Official figures confirm New Zealand was in recession for the first half of this year.
Statistics New Zealand says Gross Domestic Product fell by 0.2% in the June quarter, following a contraction of 0.3% in the March quarter.
Households were the biggest contributor to the decline with a fall of 0.3% in consumption following a 0.4% fall in the March quarter.
A contraction for two consecutive quarters is the technical definition of a recession.
The last time New Zealand was in recession was the second half of 1997 after the Asian currency crisis and drought.
It continued into a third quarter of negative growth in the first three months of 1998.

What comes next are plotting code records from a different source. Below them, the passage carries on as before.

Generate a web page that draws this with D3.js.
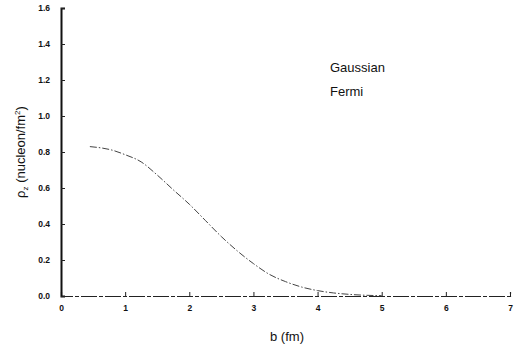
<!DOCTYPE html>
<html><head><meta charset="utf-8">
<script src="https://cdn.jsdelivr.net/npm/d3@7"></script>
<style>body{margin:0;background:#fff}svg{display:block}text{font-family:"Liberation Sans",Arial,sans-serif;fill:#111}</style>
</head><body>
<script>
const bValues = [0.45, 0.8, 1.0, 1.25, 1.5, 1.75, 2.0, 2.25, 2.5, 2.75, 3.0, 3.25, 3.5, 3.75, 4.0, 4.25, 4.5, 4.75, 5.0];
const rhoValues = [0.83, 0.81, 0.785, 0.745, 0.672, 0.59, 0.51, 0.42, 0.33, 0.25, 0.18, 0.12, 0.08, 0.05, 0.03, 0.017, 0.009, 0.004, 0.002];
const xTicks = [0, 1, 2, 3, 4, 5, 6, 7];
const yTicks = [0, 0.2, 0.4, 0.6, 0.8, 1.0, 1.2, 1.4, 1.6];
const legendLabels = ["Gaussian", "Fermi"];

const W = 515, H = 347;
const svg = d3.select("body").append("svg").attr("width", W).attr("height", H);
const x = d3.scaleLinear().domain([0, 7]).range([61, 510]);
const y = d3.scaleLinear().domain([0, 1.6]).range([296, 8]);

// x axis
const xa = svg.append("g").attr("transform", `translate(0,${y(0)})`)
  .call(d3.axisBottom(x).tickValues(xTicks).tickSize(-4).tickPadding(9).tickFormat(d3.format("d")));
xa.select(".domain").attr("stroke", "#222").attr("stroke-width", 1.2).attr("stroke-dasharray", "16,2,4,2");
xa.selectAll(".tick line").attr("stroke", "#222");
xa.selectAll(".tick text").attr("font-size", 8.5).attr("font-weight", "bold").attr("fill", "#111");

// y axis
const ya = svg.append("g").attr("transform", `translate(${x(0)},0)`)
  .call(d3.axisLeft(y).tickValues(yTicks).tickSize(-4).tickPadding(11).tickFormat(d3.format(".1f")));
ya.select(".domain").attr("stroke", "#111").attr("stroke-width", 2);
ya.selectAll(".tick line").attr("stroke", "#222");
ya.selectAll(".tick text").attr("font-size", 8.5).attr("font-weight", "bold").attr("fill", "#111");

// curve
const line = d3.line().x((d, i) => x(bValues[i])).y(d => y(d)).curve(d3.curveMonotoneX);
svg.append("path").datum(rhoValues).attr("d", line)
  .attr("fill", "none").attr("stroke", "#444").attr("stroke-width", 1)
  .attr("stroke-dasharray", "7,2,1.5,2");

// legend
svg.selectAll(".leg").data(legendLabels).enter().append("text")
  .attr("x", 330).attr("y", (d, i) => 72 + i * 24)
  .attr("font-size", 13).text(d => d);

// axis labels
svg.append("text").attr("x", 287).attr("y", 341).attr("text-anchor", "middle")
  .attr("font-size", 13).text("b (fm)");
const yl = svg.append("text").attr("transform", "translate(25,152) rotate(-90)")
  .attr("text-anchor", "middle").attr("font-size", 13);
yl.append("tspan").text("ρ");
yl.append("tspan").attr("font-size", 8).attr("dy", 3).text("z");
yl.append("tspan").attr("dy", -3).text(" (nucleon/fm");
yl.append("tspan").attr("font-size", 8).attr("dy", -5).text("2");
yl.append("tspan").attr("dy", 5).text(")");
</script>
</body></html>
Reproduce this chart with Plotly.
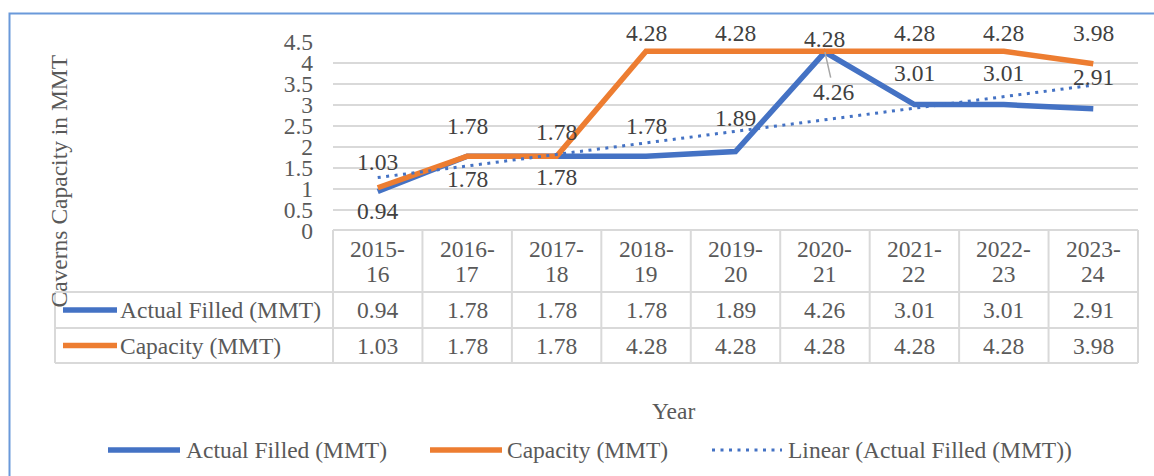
import numpy as np
import plotly.graph_objects as go

# ---------------- data ----------------
years = ["2015-16", "2016-17", "2017-18", "2018-19", "2019-20",
         "2020-21", "2021-22", "2022-23", "2023-24"]
actual_filled = [0.94, 1.78, 1.78, 1.78, 1.89, 4.26, 3.01, 3.01, 2.91]
capacity = [1.03, 1.78, 1.78, 4.28, 4.28, 4.28, 4.28, 4.28, 3.98]
y_tick_values = [0, 0.5, 1, 1.5, 2, 2.5, 3, 3.5, 4, 4.5]

name_actual = "Actual Filled (MMT)"
name_capacity = "Capacity (MMT)"
name_trend = "Linear (Actual Filled (MMT))"
y_title = "Caverns Capacity in MMT"
x_title = "Year"

# ---------------- styles / positions ----------------
W, H = 1154, 476
PL, PR, PT, PB = 333, 1138, 42, 231          # plot area in pixels
BLUE, ORANGE = "#4472C4", "#ED7D31"
GRID = "#D9D9D9"
TXT = "#595959"
LBL = "#404040"
FONT = "Liberation Serif, Times New Roman, serif"
FS = 23.5

# data-label offsets (pixels, positive = up)
cap_label_shift = [26, 30, 24, 18, 18, 12, 18, 18, 31]
act_label_shift = [-19, -23, -21, 30, 34, None, 32, 32, 32]


def px(xp):
    return (xp - PL) / (PR - PL)


def py(yp):
    return (PB - yp) / (PB - PT)


def txt(x, y, text, xref="paper", yref="paper", xanchor="center", color=TXT, **kw):
    d = dict(x=x, y=y, xref=xref, yref=yref, text=text, xanchor=xanchor,
             yanchor="middle", showarrow=False,
             font=dict(family=FONT, size=FS, color=color))
    d.update(kw)
    return d


n = len(years)
xi = np.arange(n)
slope, intercept = np.polyfit(xi, actual_filled, 1)
trend = slope * xi + intercept

fig = go.Figure()
fig.add_trace(go.Scatter(x=years, y=actual_filled, mode="lines", name=name_actual,
                         line=dict(color=BLUE, width=5.5), showlegend=False))
fig.add_trace(go.Scatter(x=years, y=capacity, mode="lines", name=name_capacity,
                         line=dict(color=ORANGE, width=5.5), showlegend=False))
fig.add_trace(go.Scatter(x=years, y=trend, mode="lines", name=name_trend,
                         line=dict(color=BLUE, width=3, dash="3px,5.5px"), showlegend=False))

shapes = []
annotations = []

# data labels
for i, (yr, v) in enumerate(zip(years, capacity)):
    annotations.append(txt(yr, v, f"{v:.2f}", xref="x", yref="y", color=LBL,
                           yshift=cap_label_shift[i]))
for i, (yr, v) in enumerate(zip(years, actual_filled)):
    s = act_label_shift[i]
    if s is None:
        a = txt(yr, v, f"{v:.2f}", xref="x", yref="y", color=LBL)
        a.update(showarrow=True, arrowhead=0, arrowwidth=1.5, arrowcolor="#A6A6A6",
                 ax=9, ay=40, standoff=0)
        a.pop("xanchor")
        a.pop("yanchor")
        annotations.append(a)
    else:
        annotations.append(txt(yr, v, f"{v:.2f}", xref="x", yref="y", color=LBL, yshift=s))

# data table
LEFT = 55
ROWS = [230, 292, 328, 363]
line_style = dict(color=GRID, width=2)
shapes.append(dict(type="line", xref="paper", yref="paper", x0=px(PL), x1=px(PR),
                   y0=py(ROWS[0]), y1=py(ROWS[0]), line=line_style))
for r in ROWS[1:]:
    shapes.append(dict(type="line", xref="paper", yref="paper", x0=px(LEFT), x1=px(PR),
                       y0=py(r), y1=py(r), line=line_style))
shapes.append(dict(type="line", xref="paper", yref="paper", x0=px(LEFT), x1=px(LEFT),
                   y0=py(ROWS[1]), y1=py(ROWS[3]), line=line_style))
for k in range(n + 1):
    shapes.append(dict(type="line", xref="paper", yref="paper", x0=k / n, x1=k / n,
                       y0=py(ROWS[0]), y1=py(ROWS[3]), line=line_style))

for i, yr in enumerate(years):
    top, bottom = yr.split("-")
    annotations.append(txt(yr, py(249), top + "-", xref="x"))
    annotations.append(txt(yr, py(274), bottom, xref="x"))
    annotations.append(txt(yr, py(310), f"{actual_filled[i]:.2f}", xref="x"))
    annotations.append(txt(yr, py(345.5), f"{capacity[i]:.2f}", xref="x"))

for name, color, yc in [(name_actual, BLUE, 310), (name_capacity, ORANGE, 345.5)]:
    shapes.append(dict(type="line", xref="paper", yref="paper", x0=px(63), x1=px(117),
                       y0=py(yc), y1=py(yc), line=dict(color=color, width=5.5)))
    annotations.append(txt(px(118), py(yc), name, xanchor="left"))

# legend (drawn manually)
LEG_Y = 450
legend_items = [
    (name_actual, dict(color=BLUE, width=5.5), 108, 180, 184),
    (name_capacity, dict(color=ORANGE, width=5.5), 430, 502, 505),
    (name_trend, dict(color=BLUE, width=3, dash="3px,5.5px"), 712, 782, 786),
]
for name, ls, x0, x1, xt in legend_items:
    shapes.append(dict(type="line", xref="paper", yref="paper", x0=px(x0), x1=px(x1),
                       y0=py(LEG_Y), y1=py(LEG_Y), line=ls))
    annotations.append(txt(px(xt), py(LEG_Y), name, xanchor="left"))

# axis titles
annotations.append(txt(px(673), py(411), x_title))
annotations.append(txt(px(58), py(181.5), y_title, textangle=-90))

# chart border
shapes.append(dict(type="rect", xref="paper", yref="paper", x0=px(9.5), x1=px(1170),
                   y0=py(13.5), y1=py(500), line=dict(color="#6A99DA", width=2),
                   fillcolor="rgba(0,0,0,0)", layer="above"))

fig.update_layout(
    width=W, height=H,
    margin=dict(l=PL, r=W - PR, t=PT, b=H - PB, pad=0),
    paper_bgcolor="white", plot_bgcolor="white",
    showlegend=False,
    shapes=shapes, annotations=annotations,
    xaxis=dict(type="category", range=[-0.5, n - 0.5], showticklabels=False,
               showgrid=False, zeroline=False, showline=False, fixedrange=True),
    yaxis=dict(range=[0, 4.5], tickvals=y_tick_values, showgrid=True, gridcolor=GRID,
               gridwidth=2, zeroline=False, showline=False, ticks="",
               ticklabelstandoff=19,
               tickfont=dict(family=FONT, size=FS, color=TXT), fixedrange=True),
)

fig.write_html("out.html", config={"displayModeBar": False},
               post_script="document.body.style.margin='0';document.body.style.overflow='hidden';")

Eight out of nine economists polled by Radio New Zealand expect the current recession to follow a similar timeline and last three quarters.
OCR cuts expected
Deutsche Bank chief economist Darren Gibbs expects more cuts in the Official Cash Rate.
He says the crisis on financial markets will see the Reserve Bank cut interest rates by another half a percentage point, before easing and cutting another 25 basis points in December.
The OCR is currently 7.5%. It was reduced from 8% on 11 September.
Meanwhile, Finance Minister Michael Cullen says the recession is not over yet - he says it is almost certain that economic activity fell in the nine months of 2008 to date.
But he expects tax cuts coming into effect on 1 October and lower petrol prices will help boost economic growth in the last three months of the year.